DIRECTION -
Report all lines holding "Rebuild".

Source code of charts -
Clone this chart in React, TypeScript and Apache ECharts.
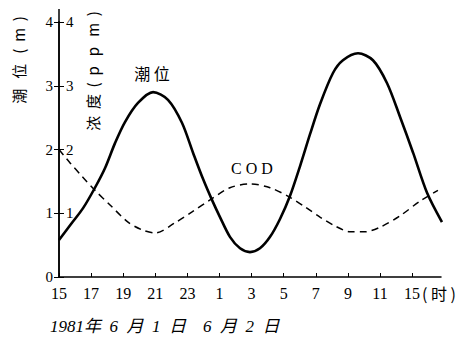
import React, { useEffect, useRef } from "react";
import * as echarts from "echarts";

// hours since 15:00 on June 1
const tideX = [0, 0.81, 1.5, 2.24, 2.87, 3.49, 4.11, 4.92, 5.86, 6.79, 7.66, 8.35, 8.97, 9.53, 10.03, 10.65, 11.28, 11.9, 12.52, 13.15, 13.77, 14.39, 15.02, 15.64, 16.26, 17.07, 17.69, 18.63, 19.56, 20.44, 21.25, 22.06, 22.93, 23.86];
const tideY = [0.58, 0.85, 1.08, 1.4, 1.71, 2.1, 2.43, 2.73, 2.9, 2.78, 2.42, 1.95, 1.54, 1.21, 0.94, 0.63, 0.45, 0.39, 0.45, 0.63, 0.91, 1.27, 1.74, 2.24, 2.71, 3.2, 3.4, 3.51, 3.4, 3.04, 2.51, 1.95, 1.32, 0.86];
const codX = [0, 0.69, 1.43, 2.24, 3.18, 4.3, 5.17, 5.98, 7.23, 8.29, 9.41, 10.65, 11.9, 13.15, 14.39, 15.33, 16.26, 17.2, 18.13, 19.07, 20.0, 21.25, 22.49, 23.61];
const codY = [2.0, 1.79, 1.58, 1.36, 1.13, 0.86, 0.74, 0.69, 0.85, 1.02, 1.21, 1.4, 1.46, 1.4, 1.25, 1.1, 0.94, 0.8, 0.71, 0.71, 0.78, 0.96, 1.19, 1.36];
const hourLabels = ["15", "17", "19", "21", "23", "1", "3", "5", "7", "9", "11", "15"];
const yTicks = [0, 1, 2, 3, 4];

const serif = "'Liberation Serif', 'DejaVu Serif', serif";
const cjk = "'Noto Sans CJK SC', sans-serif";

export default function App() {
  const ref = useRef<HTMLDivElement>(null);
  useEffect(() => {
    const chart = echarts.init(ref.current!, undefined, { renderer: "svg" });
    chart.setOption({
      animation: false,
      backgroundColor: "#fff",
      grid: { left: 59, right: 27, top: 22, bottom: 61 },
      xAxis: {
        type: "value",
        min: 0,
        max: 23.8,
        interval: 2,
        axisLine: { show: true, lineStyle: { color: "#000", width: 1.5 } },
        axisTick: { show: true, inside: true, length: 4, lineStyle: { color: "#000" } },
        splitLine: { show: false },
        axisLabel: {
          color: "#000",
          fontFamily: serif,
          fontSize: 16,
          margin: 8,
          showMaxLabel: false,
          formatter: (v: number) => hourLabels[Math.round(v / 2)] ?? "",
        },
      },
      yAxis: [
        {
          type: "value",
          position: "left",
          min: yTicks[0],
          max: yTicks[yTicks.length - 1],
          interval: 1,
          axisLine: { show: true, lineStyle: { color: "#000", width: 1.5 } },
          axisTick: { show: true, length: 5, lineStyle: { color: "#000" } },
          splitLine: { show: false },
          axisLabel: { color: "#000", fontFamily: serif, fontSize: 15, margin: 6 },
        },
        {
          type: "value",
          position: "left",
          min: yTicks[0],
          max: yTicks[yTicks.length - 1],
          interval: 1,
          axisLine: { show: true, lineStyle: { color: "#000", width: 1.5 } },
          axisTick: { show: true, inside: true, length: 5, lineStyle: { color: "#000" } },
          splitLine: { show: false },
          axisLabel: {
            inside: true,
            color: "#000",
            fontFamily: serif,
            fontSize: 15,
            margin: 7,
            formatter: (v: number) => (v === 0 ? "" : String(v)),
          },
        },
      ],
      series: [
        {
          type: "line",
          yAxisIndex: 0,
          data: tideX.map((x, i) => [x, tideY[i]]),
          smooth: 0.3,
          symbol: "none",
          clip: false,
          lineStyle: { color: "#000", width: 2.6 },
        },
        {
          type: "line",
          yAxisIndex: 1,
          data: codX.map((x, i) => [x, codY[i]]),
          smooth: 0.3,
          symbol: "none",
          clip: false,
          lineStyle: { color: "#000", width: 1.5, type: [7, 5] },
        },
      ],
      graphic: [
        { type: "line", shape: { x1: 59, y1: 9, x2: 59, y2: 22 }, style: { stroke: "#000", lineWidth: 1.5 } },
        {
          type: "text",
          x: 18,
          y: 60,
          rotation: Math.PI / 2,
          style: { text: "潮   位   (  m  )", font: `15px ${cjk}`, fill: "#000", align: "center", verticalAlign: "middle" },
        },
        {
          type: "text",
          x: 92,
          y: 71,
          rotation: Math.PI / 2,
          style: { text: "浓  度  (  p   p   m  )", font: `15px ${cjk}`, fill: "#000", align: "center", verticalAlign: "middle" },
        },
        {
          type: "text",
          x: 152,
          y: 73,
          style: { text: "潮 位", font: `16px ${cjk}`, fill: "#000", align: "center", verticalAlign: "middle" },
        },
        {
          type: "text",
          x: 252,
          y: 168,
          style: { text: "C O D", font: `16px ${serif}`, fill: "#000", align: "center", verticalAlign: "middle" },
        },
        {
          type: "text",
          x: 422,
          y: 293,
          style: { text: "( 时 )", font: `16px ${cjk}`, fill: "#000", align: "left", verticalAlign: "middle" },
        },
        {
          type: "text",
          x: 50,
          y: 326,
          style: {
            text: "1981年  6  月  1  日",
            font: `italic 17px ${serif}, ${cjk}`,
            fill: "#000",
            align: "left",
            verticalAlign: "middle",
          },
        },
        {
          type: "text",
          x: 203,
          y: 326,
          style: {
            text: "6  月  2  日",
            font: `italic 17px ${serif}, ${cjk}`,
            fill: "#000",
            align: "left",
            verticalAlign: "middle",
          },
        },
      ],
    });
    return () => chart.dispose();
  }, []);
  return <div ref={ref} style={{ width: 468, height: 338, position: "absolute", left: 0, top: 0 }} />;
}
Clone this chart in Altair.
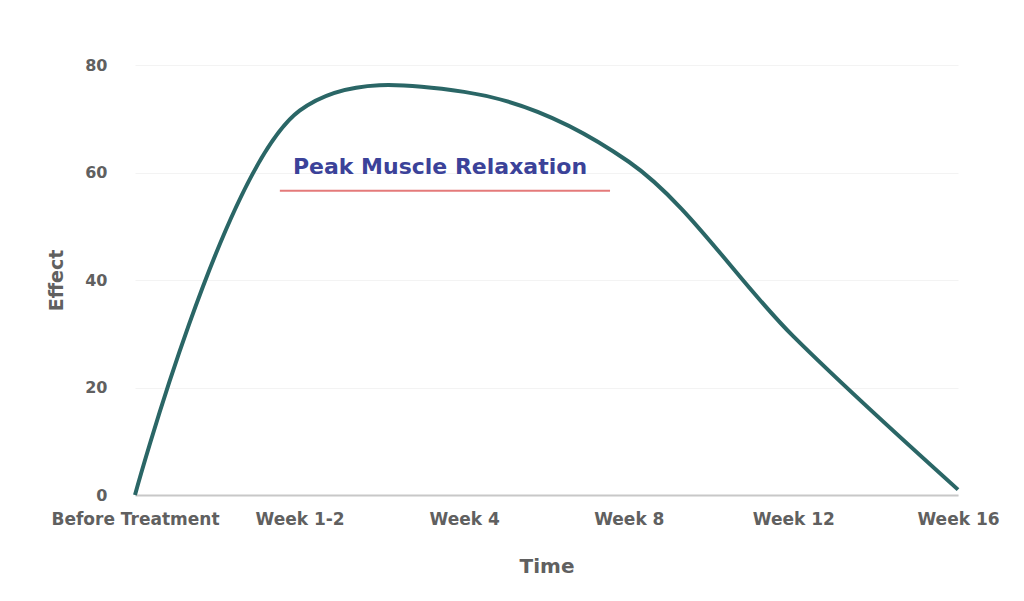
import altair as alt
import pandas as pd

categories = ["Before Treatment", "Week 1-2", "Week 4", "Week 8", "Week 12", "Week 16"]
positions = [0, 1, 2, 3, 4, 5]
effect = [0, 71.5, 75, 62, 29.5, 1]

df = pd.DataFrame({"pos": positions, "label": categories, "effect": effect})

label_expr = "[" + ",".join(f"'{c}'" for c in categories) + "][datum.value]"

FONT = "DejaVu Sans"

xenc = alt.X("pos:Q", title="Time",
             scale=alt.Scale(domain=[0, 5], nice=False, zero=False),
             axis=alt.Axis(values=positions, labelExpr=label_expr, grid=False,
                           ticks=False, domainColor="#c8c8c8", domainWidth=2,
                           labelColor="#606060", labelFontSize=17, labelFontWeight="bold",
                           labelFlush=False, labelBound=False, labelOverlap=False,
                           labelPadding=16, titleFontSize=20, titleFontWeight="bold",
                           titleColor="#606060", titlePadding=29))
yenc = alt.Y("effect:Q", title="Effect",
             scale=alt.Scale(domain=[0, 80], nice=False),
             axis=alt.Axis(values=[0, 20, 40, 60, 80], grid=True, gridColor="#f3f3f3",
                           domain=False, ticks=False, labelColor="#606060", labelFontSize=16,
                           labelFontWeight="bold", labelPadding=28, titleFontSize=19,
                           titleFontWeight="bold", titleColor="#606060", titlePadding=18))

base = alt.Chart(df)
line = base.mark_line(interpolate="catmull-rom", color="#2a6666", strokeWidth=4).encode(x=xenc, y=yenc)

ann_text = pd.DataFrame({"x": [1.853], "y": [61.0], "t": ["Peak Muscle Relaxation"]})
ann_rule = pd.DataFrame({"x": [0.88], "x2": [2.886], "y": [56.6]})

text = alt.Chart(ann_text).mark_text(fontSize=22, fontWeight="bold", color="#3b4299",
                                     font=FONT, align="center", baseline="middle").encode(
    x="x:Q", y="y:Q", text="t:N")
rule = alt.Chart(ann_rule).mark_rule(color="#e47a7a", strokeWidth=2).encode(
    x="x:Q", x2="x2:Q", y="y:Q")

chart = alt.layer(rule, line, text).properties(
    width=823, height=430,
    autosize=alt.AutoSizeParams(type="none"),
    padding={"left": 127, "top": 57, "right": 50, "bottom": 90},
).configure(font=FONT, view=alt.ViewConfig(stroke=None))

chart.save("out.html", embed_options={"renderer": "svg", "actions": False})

...

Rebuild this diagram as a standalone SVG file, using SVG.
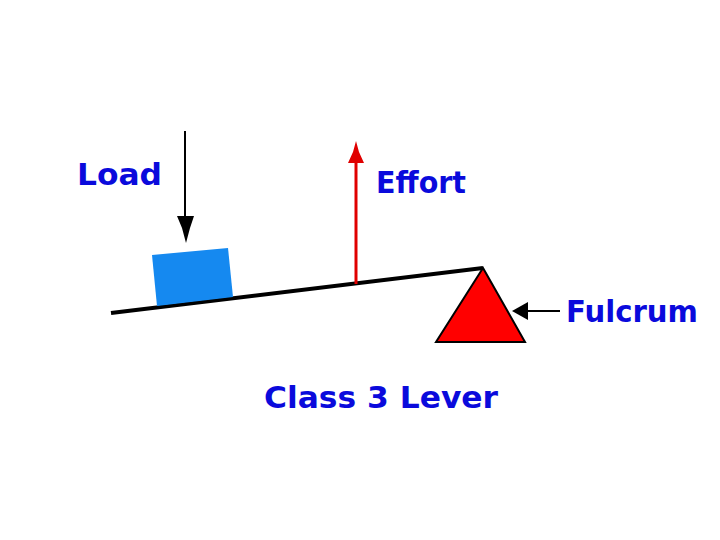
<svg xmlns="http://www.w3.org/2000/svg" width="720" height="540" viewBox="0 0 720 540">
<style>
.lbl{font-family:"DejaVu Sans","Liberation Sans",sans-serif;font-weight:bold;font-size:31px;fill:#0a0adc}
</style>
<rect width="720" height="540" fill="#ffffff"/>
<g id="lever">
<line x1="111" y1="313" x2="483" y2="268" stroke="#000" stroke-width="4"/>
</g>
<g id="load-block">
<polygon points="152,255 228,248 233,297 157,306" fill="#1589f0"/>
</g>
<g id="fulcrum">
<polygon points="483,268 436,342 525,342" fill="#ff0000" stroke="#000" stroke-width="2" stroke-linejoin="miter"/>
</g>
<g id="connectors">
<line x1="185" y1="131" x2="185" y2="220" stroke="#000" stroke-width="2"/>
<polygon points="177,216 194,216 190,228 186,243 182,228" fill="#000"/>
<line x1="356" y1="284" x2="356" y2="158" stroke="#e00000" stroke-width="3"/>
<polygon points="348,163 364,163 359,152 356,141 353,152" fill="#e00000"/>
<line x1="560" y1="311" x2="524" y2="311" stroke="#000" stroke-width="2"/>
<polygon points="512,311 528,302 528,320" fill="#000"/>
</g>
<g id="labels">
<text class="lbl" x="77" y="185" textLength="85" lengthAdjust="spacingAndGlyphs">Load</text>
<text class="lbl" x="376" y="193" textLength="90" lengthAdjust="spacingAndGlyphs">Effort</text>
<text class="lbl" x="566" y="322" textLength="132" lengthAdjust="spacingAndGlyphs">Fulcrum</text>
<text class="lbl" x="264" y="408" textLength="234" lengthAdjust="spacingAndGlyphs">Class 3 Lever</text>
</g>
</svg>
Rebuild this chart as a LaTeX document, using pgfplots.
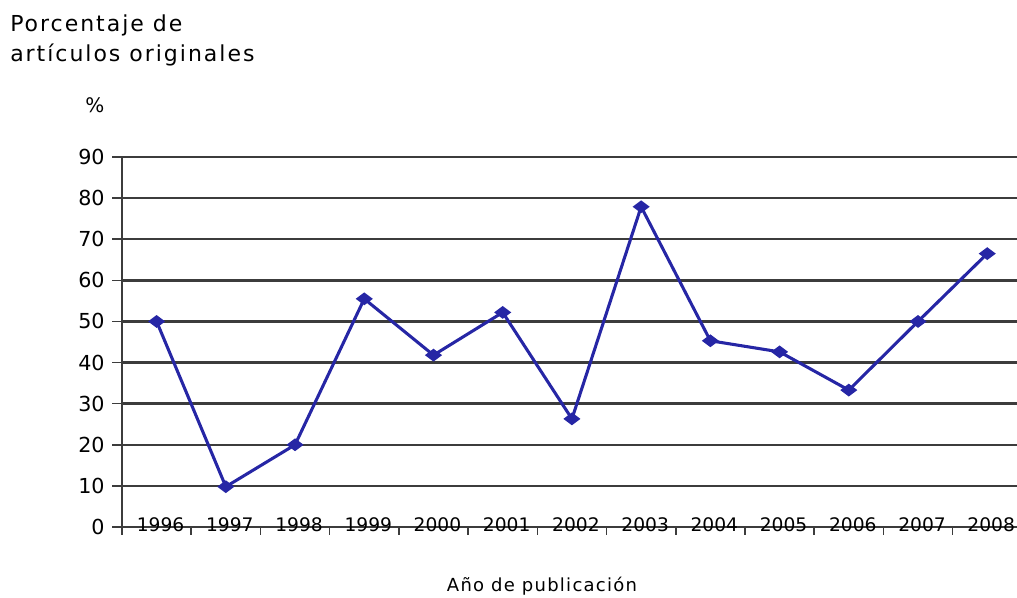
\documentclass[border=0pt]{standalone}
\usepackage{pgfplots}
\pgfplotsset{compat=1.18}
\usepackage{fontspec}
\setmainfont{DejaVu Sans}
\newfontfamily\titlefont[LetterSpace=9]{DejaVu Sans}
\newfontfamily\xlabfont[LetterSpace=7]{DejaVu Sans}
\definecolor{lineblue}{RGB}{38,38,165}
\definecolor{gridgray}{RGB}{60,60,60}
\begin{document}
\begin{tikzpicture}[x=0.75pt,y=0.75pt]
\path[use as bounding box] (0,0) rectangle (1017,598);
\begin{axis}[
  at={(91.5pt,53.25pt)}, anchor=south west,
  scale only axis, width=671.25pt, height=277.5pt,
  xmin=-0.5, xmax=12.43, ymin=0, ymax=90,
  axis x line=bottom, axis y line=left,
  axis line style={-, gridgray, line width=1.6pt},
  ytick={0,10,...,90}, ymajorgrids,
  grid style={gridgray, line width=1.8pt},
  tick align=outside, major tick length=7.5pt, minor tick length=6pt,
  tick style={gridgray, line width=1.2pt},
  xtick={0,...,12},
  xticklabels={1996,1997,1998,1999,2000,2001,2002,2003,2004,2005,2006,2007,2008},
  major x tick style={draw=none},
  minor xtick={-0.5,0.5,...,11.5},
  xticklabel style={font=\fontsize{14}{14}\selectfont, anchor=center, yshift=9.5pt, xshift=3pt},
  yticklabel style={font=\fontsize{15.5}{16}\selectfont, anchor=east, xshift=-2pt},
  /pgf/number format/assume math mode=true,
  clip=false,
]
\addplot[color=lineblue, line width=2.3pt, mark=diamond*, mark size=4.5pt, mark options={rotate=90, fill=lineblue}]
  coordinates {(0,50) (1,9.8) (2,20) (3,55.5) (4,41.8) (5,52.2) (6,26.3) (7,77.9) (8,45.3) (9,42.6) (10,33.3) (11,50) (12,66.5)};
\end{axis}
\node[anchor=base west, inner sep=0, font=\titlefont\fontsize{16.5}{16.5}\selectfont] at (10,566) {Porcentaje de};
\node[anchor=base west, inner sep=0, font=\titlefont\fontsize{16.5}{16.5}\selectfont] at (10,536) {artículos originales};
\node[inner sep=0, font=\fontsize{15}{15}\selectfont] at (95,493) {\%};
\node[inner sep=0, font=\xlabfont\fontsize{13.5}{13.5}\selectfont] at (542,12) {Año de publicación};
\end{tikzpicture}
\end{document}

OUTPUT OF THE EXERCISE -
Rebuild this diagram as a standalone SVG file, using SVG.
Rebuild this chart as a LaTeX document, using pgfplots.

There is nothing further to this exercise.